И все же Гоген по-прежнему представляется нам одетым в колониальный костюм, так как на поиски Великого Таити он отправился не отважным исследователем, а комфортно расположившись в коляске, проследовавшей по единственной на острове дороге. Коляска принадлежала его приятелю-французу Гастону Пиа, который преподавал в школе в Паэа, расположенном километрах в двадцати от Папеэте. Гоген сперва там и остановился и начал изучать таитянский язык. Его сопровождала метиска — «почти англичанка, но она немного болтала по-французски» — по имени Тити. «С цветком за ухом и в сплетенной ею самой из тростникового волокна шляпе, которую украшал венчик из соломенных цветов и отделка из оранжевых ракушек, — описывал ее Гоген. — С черными волосами, распущенными по плечам, гордая тем, что едет в коляске, гордая своим элегантным нарядом, гордая тем, что она вахина человека, по ее убеждению, важного и богатого, она и действительно была красивой, и даже гордость ее не казалась смешной — настолько лицам людей этой расы идет величавость. Неизгладимый отпечаток гордости наложила на них их долгая феодальная история и старинная память о великих вождях. Я очень хорошо знал, что со строго европейской точки зрения ее любовь, весьма корыстная, стоит не дороже продажной благосклонности какой-нибудь девки. Но я различал тут и нечто другое. Эти глаза и рот не могли лгать. Любовь до такой степени в крови у всех этих таитянок, она настолько присуща их натуре, что, корыстная или бескорыстная, она всегда остается любовью».

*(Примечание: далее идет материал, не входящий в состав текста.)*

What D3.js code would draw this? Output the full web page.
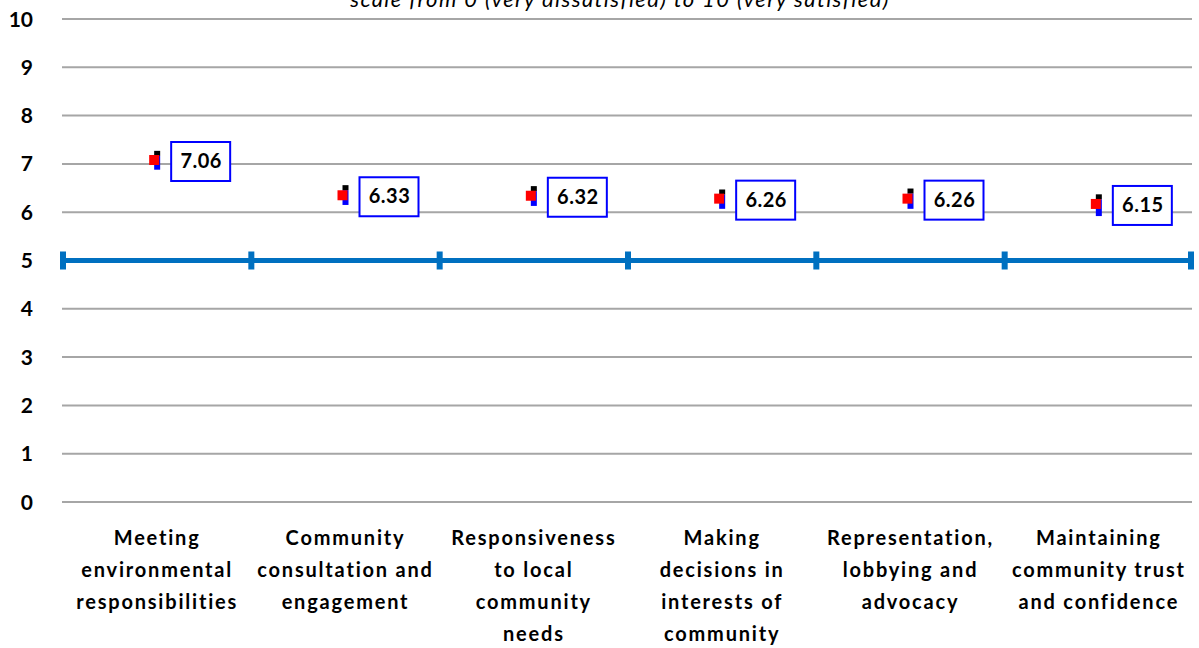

Создавая «Ноа-Ноа», Гоген наверняка имел в виду свое приключение. Но написанное им о девушке по имени Тити показывает, что действительность он воспринимал не как репортер или социолог. Понимая, что эта туземка развращена колонизацией, он всё равно видел в ней ту самую «старинную память» о ее народе.
В сентябре-октябре, уже после написания «Ноа-Ноа», оставив Тити в столице, Гоген перебрался в деревню Матайэа, которая находилась в сорока километрах от Папеэте. Он арендовал там «довольно красивую хижину» и, немного поколебавшись, вызвал туда Тити. Но теперь, когда он считал, что столкнулся с настоящей жизнью таитян, его отношение к Тити переменилось: «Я чувствовал, что эта женщина наполовину белая, которая от общения со всеми этими европейцами почти позабыла свою расу, не способна будет дать мне то особое счастье, о котором я мечтал».